Each year, Lorain County JVS programs propel students to new heights and horizons.

And that is exactly what Neil Graffi did after graduating from the JVS Industrial Electricity Program in 1999.

"I was fascinated with mechanics as a kid, and I liked the idea of learning a skilled trade and earning a diploma at the same time," said Graffi, a program engineer at Cutting Dynamics Inc. (CDI).

The Avon company provides engineering support, components and assemblies for various industries including aerospace, trucking, construction and recreational vehicles.

"Without a doubt, my JVS training guided me down this path," said Graffi, 30, of Avon Lake.

Graffi honed his technical skills during an internship at Smink Electric in Elyria.
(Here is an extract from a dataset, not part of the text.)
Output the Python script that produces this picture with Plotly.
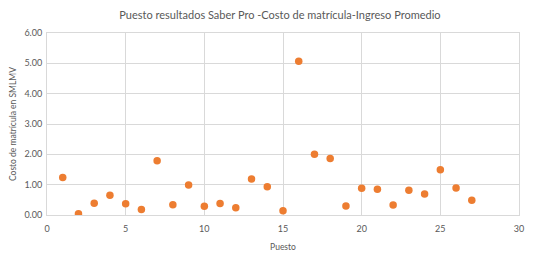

He was wiring new and existing homes as a senior in high school.

"Although I enjoyed the work, I wanted something more - a college diploma - which I achieved while working full time at Smink and attending classes at Lorain County Community College," he continued.

"I knew what I liked but wasn't sure where I wanted to go with my career," said Graffi, who studied robotics and motor controls and graduated from LCCC with an Associate Degree in Automation Engineering.

Which led Graffi to CDI, where he initially operated a press brake.

The work is extremely precise because the device is used to form, cut or punch metal to blueprint specifications, Graffi explained.

"My boss saw that I had potential and before long I had learned the ins and outs of the press braking machine, which led me to program engineering," he said.

Graffi's responsibilities include converting a client's 3D drawings into 2D, readable directions for the production department, which designs the tooling, devises a manufacturing plan and creates a functioning assembly with moving parts for the customer.

"It's important to flush out problems beforehand because these assemblies are often very complex in regard to size and specification," Graffi said.

Graffi said that CDI's focus on aerospace technology has enabled the company to prosper during the nationwide economic crisis.

That includes manufacturing lighter, fuel-efficient parts that allow aircraft to fly longer distances and keep fuel costs low, he said.

"The work we do is never stale. We're always planning for the next step to remain on the cutting edge," said Graffi, who attends classes when necessary to stay on top of his game.

Graffi said that he is grateful to JVS instructor Jan Ramirez for realizing his potential and pushing him to become successful.

"Mr. Ramirez used a tough-love approach. There was no sugar coating," said Graffi. "He expected the best from everybody and tried to teach us that hard work pays off."

Said Graffi: "Technology is constantly changing. It is important for the JVS to keep pace and give students the best tools available. There will always be a need for educated people, and if you are good at what you do and trained to do it well, you will succeed in the workplace. Someone with superior knowledge coming into an industry with hands-on training and experience is leaps and bounds ahead of most of the competition. The JVS gave me a head start. I wouldn't have advanced as quickly in my career without my JVS education and training."